Robotic fabrics that can shrink, grow in size and move with precision are becoming a reality, thanks to new research from scientists at the University of Sheffield.
The study, led by Dr. Roderich Gross from the University’s Department of Automatic Control and Systems Engineering, has demonstrated for the first time how low-power robotic modules—approximately the size of a 50p coin—can connect together via an elastic mesh and move reliably in the same direction, forming an intelligent robotic fabric.
Published in Nature Communications, the study is the first to show that elastic links enable error-prone robotic modules to march in formation, outperforming modules that are rigidly linked, or not linked at all.
The Sheffield scientists say the research paves the way for the development of ultra-low-power robotic fabrics that navigate spaces inaccessible to humans such as underground water pipes to look for cracks, or that can shrink and be deployed inside the human body to provide medical monitoring or treatment.
The prototype fabrics developed in the study are made up of small robotic modules—known as Kilobots—that are low power and have low processing capabilities due to their limited size. Each Kilobot uses vibration motors to move, but cannot precisely control its own direction. When part of the elastic mesh, it communicates with other nearby modules such that the group collectively decides how best to move and behave.
Groups of Kilobots and other small modules usually are not physically linked, but the Sheffield study shows how coupling the modules together in an elastic mesh enables them to move more reliably.
Dr. Roderich Gross, Senior Lecturer in Robotics and Computational Intelligence, at the University of Sheffield, said, “Previous studies have looked at intelligent fabrics that sense their surroundings or change appearance. This study looks at intelligent fabrics that move from one place to another, meaning they could deploy themselves without human assistance. In the future, such fabrics could effectively navigate spaces inaccessible to humans, for example, for inspecting the inside of a jet engine.
“In the long term, self-moving, stretchable fabrics may be deployed in medical applications, for example, wrapping around a damaged section of an organ and then monitoring or stimulating it at high spatial resolution.”

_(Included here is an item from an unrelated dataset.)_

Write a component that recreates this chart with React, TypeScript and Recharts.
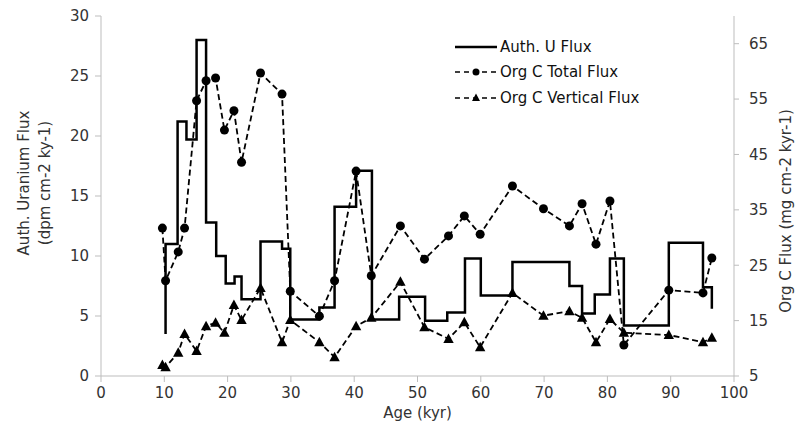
import React from 'react';
import { ComposedChart, Line, XAxis, YAxis, Label } from 'recharts';

if (typeof document !== 'undefined') document.body.style.margin = '0';

// Auth. U flux as step boundaries (age kyr, dpm cm-2 ky-1)
const uAges = [10.2, 10.2, 12.1, 12.1, 13.5, 13.5, 15.1, 15.1, 16.6, 16.6, 18.2, 18.2, 19.7, 19.7, 21.1, 21.1, 22.2, 22.2, 25.2, 25.2, 28.6, 28.6, 29.9, 29.9, 34.5, 34.5, 36.9, 36.9, 40.3, 40.3, 42.8, 42.8, 47.1, 47.1, 51.2, 51.2, 54.7, 54.7, 57.5, 57.5, 60.0, 60.0, 65.0, 65.0, 74.0, 74.0, 76.0, 76.0, 78.0, 78.0, 80.4, 80.4, 82.6, 82.6, 89.7, 89.7, 95.1, 95.1, 96.5, 96.5];
const uValues = [3.5, 11.0, 11.0, 21.2, 21.2, 19.7, 19.7, 28.0, 28.0, 12.8, 12.8, 10.0, 10.0, 7.7, 7.7, 8.3, 8.3, 6.4, 6.4, 11.2, 11.2, 10.6, 10.6, 4.7, 4.7, 5.7, 5.7, 14.1, 14.1, 17.1, 17.1, 4.7, 4.7, 6.6, 6.6, 4.6, 4.6, 5.3, 5.3, 9.8, 9.8, 6.7, 6.7, 9.5, 9.5, 7.5, 7.5, 5.2, 5.2, 6.8, 6.8, 9.8, 9.8, 4.2, 4.2, 11.1, 11.1, 7.4, 7.4, 5.6];

// Org C fluxes (mg cm-2 kyr-1)
const cAges = [9.7, 10.2, 12.2, 13.2, 15.1, 16.6, 18.1, 19.5, 21.0, 22.2, 25.2, 28.6, 29.9, 34.5, 36.9, 40.3, 42.7, 47.3, 51.1, 54.9, 57.4, 59.9, 65.0, 69.9, 74.0, 76.0, 78.2, 80.4, 82.6, 89.7, 95.1, 96.5];
const totalFlux = [31.7, 22.2, 27.4, 31.7, 54.7, 58.3, 58.8, 49.4, 52.9, 43.6, 59.7, 55.9, 20.3, 15.8, 22.2, 42.0, 23.1, 32.1, 26.1, 30.3, 33.9, 30.6, 39.3, 35.2, 32.1, 36.1, 28.8, 36.6, 10.6, 20.5, 20.0, 26.3];
const verticalFlux = [7.0, 6.6, 9.2, 12.6, 9.5, 14.0, 14.6, 12.8, 17.8, 15.1, 20.9, 11.1, 15.1, 11.1, 8.4, 14.0, 15.5, 22.0, 13.8, 11.7, 14.7, 10.2, 20.0, 15.9, 16.7, 15.5, 11.1, 15.3, 12.8, 12.4, 11.1, 11.9];

const xTicks = [0, 10, 20, 30, 40, 50, 60, 70, 80, 90, 100];
const leftTicks = [0, 5, 10, 15, 20, 25, 30];
const rightTicks = [5, 15, 25, 35, 45, 55, 65];
const legendNames = ['Auth. U Flux', 'Org C Total Flux', 'Org C Vertical Flux'];

const uData = uAges.map((age, i) => ({ age, u: uValues[i] }));
const cData = cAges.map((age, i) => ({ age, total: totalFlux[i], vertical: verticalFlux[i] }));

const FONT = '"DejaVu Sans", Verdana, sans-serif';
const AXIS = '#bdbdbd';
const TEXT = '#333';

const Triangle = (props: any) => {
  const { cx, cy } = props;
  if (cx == null || cy == null) return null;
  return <polygon points={`${cx},${cy - 5.5} ${cx - 5.2},${cy + 4} ${cx + 5.2},${cy + 4}`} fill="#000" />;
};

function ChartLegend() {
  return (
    <div style={{ position: 'absolute', left: 454, top: 34, fontFamily: FONT, fontSize: 15, color: '#111' }}>
      {legendNames.map((name, i) => (
        <div key={name} style={{ display: 'flex', alignItems: 'center', height: 25.5 }}>
          <svg width={44} height={14} style={{ marginRight: 2 }}>
            {i === 0 ? (
              <line x1={1} y1={7} x2={43} y2={7} stroke="#000" strokeWidth={2.5} />
            ) : (
              <>
                <line x1={1} y1={7} x2={43} y2={7} stroke="#000" strokeWidth={1.4} strokeDasharray="5 4" />
                {i === 1 ? (
                  <circle cx={22} cy={7} r={3.5} fill="#000" />
                ) : (
                  <polygon points="22,2.5 18,10 26,10" fill="#000" />
                )}
              </>
            )}
          </svg>
          <span>{name}</span>
        </div>
      ))}
    </div>
  );
}

export default function App() {
  return (
    <div style={{ position: 'relative', background: '#fff', width: 798, height: 431 }}>
      <ComposedChart width={798} height={431} margin={{ top: 16, right: 0, bottom: 0, left: 0 }}>
        <XAxis
          dataKey="age"
          type="number"
          domain={[0, 100]}
          ticks={xTicks}
          allowDuplicatedCategory={false}
          height={55}
          stroke={AXIS}
          tickSize={6}
          tickMargin={5}
          tick={{ fill: TEXT, fontSize: 15, fontFamily: FONT }}
        >
          <Label value="Age (kyr)" position="insideBottom" offset={13} fill={TEXT} fontSize={15} fontFamily={FONT} />
        </XAxis>
        <YAxis
          yAxisId="left"
          domain={[0, 30]}
          ticks={leftTicks}
          width={101}
          stroke={AXIS}
          tickSize={6}
          tickMargin={6}
          tick={{ fill: TEXT, fontSize: 15, fontFamily: FONT }}
        />
        <YAxis
          yAxisId="right"
          orientation="right"
          domain={[5, 70]}
          ticks={rightTicks}
          width={64}
          stroke={AXIS}
          tickSize={5}
          tickMargin={10}
          tick={{ fill: TEXT, fontSize: 15, fontFamily: FONT }}
        />
        <Line
          yAxisId="left"
          data={uData}
          dataKey="u"
          name="Auth. U Flux"
          type="linear"
          stroke="#000"
          strokeWidth={2.5}
          dot={false}
          isAnimationActive={false}
        />
        <Line
          yAxisId="right"
          data={cData}
          dataKey="total"
          name="Org C Total Flux"
          type="linear"
          stroke="#000"
          strokeWidth={1.8}
          strokeDasharray="6 3.5"
          dot={{ r: 4.5, fill: '#000', stroke: 'none' }}
          isAnimationActive={false}
        />
        <Line
          yAxisId="right"
          data={cData}
          dataKey="vertical"
          name="Org C Vertical Flux"
          type="linear"
          stroke="#000"
          strokeWidth={1.8}
          strokeDasharray="6 3.5"
          dot={<Triangle />}
          isAnimationActive={false}
        />
      </ComposedChart>
      <ChartLegend />
      <svg width={798} height={431} style={{ position: 'absolute', left: 0, top: 0, pointerEvents: 'none' }}>
        <text transform="translate(24,183) rotate(-90)" textAnchor="middle" dominantBaseline="central" fill={TEXT} fontSize={15} fontFamily={FONT}>
          Auth. Uranium Flux
        </text>
        <text transform="translate(45,183) rotate(-90)" textAnchor="middle" dominantBaseline="central" fill={TEXT} fontSize={15} fontFamily={FONT}>
          (dpm cm-2 ky-1)
        </text>
        <text transform="translate(786,211) rotate(-90)" textAnchor="middle" dominantBaseline="central" fill={TEXT} fontSize={15} fontFamily={FONT}>
          Org C Flux (mg cm-2 kyr-1)
        </text>
      </svg>
    </div>
  );
}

In the study, the researchers produced robotic fabrics comprising 49 Kilobot modules. Their experiments show that a single module can’t independently move in a straight line. A fabric of 16 modules can move in a straight line, but only for a short duration. The more modules are part of the fabric, the more successful it moves in a coherent direction.
Further experiments in the study show a fabric moving successfully along a desired path—a circle—and a fabric first changing shape to fit through an imagined smaller space and then restoring its original shape. When the modules are part of a rigid mesh, however, they are unable to move in a coherent direction.
Similar to the way birds move in flocks, the research shows that a large number of individuals can more effectively negotiate where to move, than a smaller number—known as the many-wrongs principle.
However, unlike previous research on the many-wrongs principle, the modules studied by the Sheffield academics do not solely rely on their ability to gather and use information. Rather, the negotiation is aided by the physical bonds within the elastic mesh. This means that the modules rely less on energy-intense perception and thinking to act in a coherent way, which could aid their miniaturization and the realization of fabrics comprising thousands of modules.